E. Annie Proulx: (2000) "All over this scratched and worn earth regional and rural cultures, the natural world, and the diversity of life itself are eroding and crumbling under terrific outside pressures. For more than a decade, through the medium of fiction, I have been trying to catch pieces of North American rural lives and ways squeezed in the pincers of change. For me everything begins with the great landscape—not scenery but soil and water, climate and weather, indigenous plant and animal life, geography and geology. Against this background human adaptation to, and exploitation of, that landscape in a particular time orders the personalities and characaters of my stories, shapes the stories themselves which must tumble out of the place portrayed. I am concerned as well with the growing gap between rural and urban attitudes and behavior, the rural perception of the economic forces that call out the marching orders."


This summer I started two blogs: one about my garden, and one about my writing and teaching.   I haven't wanted to write too much about the teaching, namely because I tell all my students (I can't believe I have students!) to look at my blog, and then where am I? 

But it's felt like a funny stretch for me, writing about my backyard and my devotion to my tomatoes, beans and peppers, and then also trying to keep up my fiction.  I've always placed these in two separate boxes - writing is indoors, public, and professional, while gardening is outdoors, a private and amateurish pleasure.   But I've known in my heart that they were linked, a kind of ying and yang.   Writing involves sending my mind fixedly far away from the here and now.   Gardening pushes exactly the opposite buttons - it is a radical rooting in the here and now - the smell of this tomato bush, the stink of the compost, the wet or dry dirt, the hidden bean harvest, the way my fingers learn to find little weeds and pull them out.  It's an immersion in sights, sounds and smells - tiny little lacewing insects, flies, worms, birds, caterpillars, rot or growth on a plant.   The information is here and now.  And the product is for my pleasure only: no matter how hard I work to preserve the harvest, it will go.   Eventually, no matter how delicious a meal is, it will disappear into the belly of one of my friends, to be absorbed into their bodies or gone forever. 

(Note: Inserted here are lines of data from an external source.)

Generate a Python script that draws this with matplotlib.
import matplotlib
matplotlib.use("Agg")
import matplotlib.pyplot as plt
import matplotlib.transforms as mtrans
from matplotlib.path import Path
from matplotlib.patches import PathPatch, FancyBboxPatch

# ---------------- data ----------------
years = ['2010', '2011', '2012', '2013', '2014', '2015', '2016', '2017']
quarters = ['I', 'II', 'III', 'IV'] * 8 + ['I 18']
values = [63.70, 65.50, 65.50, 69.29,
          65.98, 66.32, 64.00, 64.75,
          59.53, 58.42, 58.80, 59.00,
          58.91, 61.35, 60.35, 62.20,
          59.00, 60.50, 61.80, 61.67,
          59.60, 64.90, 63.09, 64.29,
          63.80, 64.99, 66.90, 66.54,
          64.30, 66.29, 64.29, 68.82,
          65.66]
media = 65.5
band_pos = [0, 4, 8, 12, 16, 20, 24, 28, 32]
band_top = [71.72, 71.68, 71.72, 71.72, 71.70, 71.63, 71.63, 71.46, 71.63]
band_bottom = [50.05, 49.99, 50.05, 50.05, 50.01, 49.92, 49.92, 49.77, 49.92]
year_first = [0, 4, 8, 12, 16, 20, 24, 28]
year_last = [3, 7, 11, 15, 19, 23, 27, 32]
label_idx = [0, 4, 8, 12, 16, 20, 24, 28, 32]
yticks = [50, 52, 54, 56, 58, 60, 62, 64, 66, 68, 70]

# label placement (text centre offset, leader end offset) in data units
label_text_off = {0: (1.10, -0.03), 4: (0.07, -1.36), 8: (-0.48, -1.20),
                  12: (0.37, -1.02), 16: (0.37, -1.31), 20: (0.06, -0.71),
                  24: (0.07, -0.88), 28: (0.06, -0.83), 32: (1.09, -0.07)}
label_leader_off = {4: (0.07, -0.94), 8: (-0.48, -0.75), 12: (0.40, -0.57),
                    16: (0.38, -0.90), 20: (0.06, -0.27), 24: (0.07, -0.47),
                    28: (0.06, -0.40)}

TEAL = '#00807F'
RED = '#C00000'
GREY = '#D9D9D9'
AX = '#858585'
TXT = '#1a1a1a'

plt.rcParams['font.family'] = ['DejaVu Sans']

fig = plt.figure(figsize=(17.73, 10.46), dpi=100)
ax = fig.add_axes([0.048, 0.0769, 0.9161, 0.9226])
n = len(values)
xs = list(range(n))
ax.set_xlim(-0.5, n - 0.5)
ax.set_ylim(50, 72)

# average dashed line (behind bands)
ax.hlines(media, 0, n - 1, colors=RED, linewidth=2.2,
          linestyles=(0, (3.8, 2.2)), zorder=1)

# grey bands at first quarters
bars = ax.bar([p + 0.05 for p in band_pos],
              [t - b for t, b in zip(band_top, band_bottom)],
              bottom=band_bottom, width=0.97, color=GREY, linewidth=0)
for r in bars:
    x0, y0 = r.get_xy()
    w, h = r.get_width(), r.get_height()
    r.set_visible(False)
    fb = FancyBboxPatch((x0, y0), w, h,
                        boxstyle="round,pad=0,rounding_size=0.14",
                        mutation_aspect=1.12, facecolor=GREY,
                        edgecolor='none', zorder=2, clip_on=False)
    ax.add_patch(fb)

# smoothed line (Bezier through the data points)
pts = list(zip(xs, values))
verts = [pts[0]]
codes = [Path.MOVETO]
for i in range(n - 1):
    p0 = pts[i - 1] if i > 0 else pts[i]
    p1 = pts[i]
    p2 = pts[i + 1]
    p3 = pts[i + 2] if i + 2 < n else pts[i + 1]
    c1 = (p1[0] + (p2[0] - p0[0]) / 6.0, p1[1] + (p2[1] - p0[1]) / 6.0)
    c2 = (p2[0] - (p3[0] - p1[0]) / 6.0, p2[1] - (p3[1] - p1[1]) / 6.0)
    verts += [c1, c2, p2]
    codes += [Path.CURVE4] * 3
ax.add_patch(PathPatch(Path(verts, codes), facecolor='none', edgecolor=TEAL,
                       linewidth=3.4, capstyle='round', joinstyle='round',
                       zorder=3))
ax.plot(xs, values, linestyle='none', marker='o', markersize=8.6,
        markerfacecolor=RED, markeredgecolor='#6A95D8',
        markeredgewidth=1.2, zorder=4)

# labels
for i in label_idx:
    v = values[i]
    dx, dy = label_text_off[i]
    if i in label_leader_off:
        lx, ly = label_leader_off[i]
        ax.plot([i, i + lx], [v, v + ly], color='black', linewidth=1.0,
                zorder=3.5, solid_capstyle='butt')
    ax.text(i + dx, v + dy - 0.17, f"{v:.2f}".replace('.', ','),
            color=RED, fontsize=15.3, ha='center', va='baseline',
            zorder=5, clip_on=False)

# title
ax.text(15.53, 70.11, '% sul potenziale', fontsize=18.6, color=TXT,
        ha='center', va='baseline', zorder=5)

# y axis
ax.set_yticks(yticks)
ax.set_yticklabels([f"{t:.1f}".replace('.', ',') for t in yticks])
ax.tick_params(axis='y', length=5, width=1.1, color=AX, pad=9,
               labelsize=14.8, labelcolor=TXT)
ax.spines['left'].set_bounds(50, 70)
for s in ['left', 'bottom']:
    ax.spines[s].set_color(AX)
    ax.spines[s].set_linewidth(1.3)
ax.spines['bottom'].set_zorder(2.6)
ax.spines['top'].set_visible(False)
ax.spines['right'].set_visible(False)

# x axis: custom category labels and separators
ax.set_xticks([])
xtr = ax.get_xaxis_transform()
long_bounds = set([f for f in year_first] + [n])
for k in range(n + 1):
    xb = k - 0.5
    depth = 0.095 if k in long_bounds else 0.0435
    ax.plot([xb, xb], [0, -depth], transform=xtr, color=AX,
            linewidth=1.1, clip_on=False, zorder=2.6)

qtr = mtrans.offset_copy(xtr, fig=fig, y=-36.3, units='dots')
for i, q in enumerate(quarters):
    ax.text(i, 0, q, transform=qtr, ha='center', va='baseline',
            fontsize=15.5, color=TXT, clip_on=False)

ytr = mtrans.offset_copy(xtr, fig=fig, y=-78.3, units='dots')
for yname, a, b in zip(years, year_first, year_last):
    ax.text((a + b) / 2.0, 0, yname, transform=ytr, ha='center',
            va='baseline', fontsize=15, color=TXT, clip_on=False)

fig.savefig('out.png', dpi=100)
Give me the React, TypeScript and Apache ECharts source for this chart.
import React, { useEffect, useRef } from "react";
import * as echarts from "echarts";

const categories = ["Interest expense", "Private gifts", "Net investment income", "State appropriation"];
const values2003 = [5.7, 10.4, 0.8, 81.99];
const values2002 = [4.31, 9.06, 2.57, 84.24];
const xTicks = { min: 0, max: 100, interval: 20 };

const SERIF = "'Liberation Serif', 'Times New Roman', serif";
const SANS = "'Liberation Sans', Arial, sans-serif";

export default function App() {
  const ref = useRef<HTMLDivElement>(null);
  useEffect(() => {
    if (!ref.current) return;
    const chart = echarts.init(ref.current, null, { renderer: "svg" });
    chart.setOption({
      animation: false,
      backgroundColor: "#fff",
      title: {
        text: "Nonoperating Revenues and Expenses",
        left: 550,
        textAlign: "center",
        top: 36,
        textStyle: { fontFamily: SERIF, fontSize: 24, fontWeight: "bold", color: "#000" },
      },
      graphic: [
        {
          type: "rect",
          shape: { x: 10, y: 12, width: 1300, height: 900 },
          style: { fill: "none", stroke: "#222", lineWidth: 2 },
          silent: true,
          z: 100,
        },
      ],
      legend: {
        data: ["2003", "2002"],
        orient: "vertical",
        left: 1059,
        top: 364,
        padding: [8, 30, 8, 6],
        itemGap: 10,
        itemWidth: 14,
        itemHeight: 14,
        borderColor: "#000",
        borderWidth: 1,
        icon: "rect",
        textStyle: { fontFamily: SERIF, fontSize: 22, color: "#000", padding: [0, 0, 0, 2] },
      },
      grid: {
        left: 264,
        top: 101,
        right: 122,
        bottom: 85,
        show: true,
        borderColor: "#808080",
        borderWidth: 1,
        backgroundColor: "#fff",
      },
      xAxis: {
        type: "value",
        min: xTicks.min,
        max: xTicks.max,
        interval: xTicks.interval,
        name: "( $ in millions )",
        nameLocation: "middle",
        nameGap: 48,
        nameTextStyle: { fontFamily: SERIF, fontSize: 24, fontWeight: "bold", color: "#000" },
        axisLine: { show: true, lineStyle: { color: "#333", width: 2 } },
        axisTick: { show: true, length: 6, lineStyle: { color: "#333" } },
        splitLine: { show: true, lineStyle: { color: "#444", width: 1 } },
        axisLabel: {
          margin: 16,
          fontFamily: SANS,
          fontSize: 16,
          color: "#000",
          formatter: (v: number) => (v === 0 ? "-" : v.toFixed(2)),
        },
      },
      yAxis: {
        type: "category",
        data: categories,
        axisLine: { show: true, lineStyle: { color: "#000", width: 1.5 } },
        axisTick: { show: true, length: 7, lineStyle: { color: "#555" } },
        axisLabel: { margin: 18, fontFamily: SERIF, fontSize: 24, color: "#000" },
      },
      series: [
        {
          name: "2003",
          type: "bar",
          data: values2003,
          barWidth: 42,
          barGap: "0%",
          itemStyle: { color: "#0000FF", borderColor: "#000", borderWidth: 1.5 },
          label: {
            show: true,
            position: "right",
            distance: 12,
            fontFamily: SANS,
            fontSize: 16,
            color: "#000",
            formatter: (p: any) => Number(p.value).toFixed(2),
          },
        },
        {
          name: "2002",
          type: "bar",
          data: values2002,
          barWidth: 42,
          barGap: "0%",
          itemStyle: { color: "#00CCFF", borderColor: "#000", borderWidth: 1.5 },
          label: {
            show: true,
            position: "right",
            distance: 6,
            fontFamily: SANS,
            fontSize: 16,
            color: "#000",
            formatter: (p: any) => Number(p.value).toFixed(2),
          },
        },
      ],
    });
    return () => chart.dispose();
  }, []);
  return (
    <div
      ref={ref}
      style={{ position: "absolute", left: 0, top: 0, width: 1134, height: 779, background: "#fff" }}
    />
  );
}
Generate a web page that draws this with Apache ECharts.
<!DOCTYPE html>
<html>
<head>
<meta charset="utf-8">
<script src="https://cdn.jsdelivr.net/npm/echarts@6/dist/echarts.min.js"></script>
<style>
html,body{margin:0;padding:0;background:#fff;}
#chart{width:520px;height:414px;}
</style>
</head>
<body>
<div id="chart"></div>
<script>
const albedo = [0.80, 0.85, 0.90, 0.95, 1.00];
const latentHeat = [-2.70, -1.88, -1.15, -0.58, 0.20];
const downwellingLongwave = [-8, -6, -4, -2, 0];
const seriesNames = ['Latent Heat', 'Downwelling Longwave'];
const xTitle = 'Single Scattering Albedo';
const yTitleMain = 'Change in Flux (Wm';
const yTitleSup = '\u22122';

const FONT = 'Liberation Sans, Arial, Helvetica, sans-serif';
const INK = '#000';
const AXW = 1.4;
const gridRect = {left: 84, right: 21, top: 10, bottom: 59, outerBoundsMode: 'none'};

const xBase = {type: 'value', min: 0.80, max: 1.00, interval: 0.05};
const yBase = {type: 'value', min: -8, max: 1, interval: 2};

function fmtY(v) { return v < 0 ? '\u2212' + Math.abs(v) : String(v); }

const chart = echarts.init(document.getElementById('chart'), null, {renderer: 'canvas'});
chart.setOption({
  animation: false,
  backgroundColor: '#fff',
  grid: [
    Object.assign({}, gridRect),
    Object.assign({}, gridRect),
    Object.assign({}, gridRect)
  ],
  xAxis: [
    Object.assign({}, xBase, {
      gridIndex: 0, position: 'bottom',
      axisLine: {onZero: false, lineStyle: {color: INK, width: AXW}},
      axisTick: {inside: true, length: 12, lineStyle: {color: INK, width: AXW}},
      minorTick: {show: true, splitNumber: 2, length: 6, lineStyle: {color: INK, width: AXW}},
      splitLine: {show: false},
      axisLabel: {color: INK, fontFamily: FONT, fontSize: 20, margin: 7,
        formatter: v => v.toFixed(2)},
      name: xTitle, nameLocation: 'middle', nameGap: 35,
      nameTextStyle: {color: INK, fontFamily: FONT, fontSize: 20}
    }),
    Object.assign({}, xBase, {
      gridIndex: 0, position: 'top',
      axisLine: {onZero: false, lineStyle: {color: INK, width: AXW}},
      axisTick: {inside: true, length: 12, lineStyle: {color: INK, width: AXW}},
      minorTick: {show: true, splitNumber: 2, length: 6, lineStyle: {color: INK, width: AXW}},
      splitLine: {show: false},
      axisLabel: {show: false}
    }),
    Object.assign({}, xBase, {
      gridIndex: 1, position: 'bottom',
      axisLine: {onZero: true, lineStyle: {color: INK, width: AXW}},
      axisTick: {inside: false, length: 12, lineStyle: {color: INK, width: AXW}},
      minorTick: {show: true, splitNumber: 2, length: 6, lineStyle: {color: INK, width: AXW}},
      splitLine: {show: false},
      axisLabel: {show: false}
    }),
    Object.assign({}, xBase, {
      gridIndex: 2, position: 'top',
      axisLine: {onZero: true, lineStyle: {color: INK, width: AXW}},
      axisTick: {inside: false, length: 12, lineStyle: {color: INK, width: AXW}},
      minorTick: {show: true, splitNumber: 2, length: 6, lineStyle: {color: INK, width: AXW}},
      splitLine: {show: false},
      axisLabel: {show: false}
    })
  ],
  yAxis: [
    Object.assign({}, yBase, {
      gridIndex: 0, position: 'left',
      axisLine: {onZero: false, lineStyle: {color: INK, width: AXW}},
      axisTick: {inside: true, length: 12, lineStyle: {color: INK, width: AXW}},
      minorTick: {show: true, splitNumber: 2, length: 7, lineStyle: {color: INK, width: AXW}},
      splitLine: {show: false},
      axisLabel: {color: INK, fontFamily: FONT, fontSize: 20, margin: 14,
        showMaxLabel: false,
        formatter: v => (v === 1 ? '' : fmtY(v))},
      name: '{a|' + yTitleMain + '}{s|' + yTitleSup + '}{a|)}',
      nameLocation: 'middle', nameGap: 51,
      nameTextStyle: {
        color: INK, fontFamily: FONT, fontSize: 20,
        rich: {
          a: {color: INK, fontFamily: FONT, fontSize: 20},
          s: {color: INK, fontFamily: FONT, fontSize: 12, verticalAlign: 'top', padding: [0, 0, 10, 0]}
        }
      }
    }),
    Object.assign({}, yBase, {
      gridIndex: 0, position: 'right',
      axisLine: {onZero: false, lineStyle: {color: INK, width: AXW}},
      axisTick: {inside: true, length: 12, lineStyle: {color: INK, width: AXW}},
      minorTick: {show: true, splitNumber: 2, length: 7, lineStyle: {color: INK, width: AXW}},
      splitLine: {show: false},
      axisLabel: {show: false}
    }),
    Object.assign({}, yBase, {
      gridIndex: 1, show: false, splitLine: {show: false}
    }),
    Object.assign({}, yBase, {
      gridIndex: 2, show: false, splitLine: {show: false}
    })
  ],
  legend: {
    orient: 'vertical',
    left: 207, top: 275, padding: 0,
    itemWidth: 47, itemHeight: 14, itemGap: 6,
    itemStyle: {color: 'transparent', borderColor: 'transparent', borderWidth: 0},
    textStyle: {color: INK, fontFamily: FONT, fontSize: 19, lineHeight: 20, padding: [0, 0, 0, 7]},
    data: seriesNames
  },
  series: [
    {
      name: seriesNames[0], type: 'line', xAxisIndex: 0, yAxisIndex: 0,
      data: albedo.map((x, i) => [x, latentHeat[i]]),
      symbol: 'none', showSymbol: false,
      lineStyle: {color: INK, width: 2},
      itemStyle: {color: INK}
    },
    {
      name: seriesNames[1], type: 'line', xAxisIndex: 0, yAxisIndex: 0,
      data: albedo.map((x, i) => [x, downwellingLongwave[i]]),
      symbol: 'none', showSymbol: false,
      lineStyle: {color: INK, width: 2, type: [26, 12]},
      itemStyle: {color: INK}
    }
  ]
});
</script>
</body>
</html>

Writing is the opposite - it is sitting alone in a little room, the quieter the better, and the only senses triggered signal distractions: a tea kettle, cold feet, the phone ringing, someone at the door.   The world here has to come entirely from our mind.   And it's not to be enjoyed now - what we make now might disappear forever.  But the final product is a kind of everlasting pie - I can (hopefully) pass it around to a world's worth of "relatives" - and unlike a pie, enjoy it or not, it will last months, maybe years.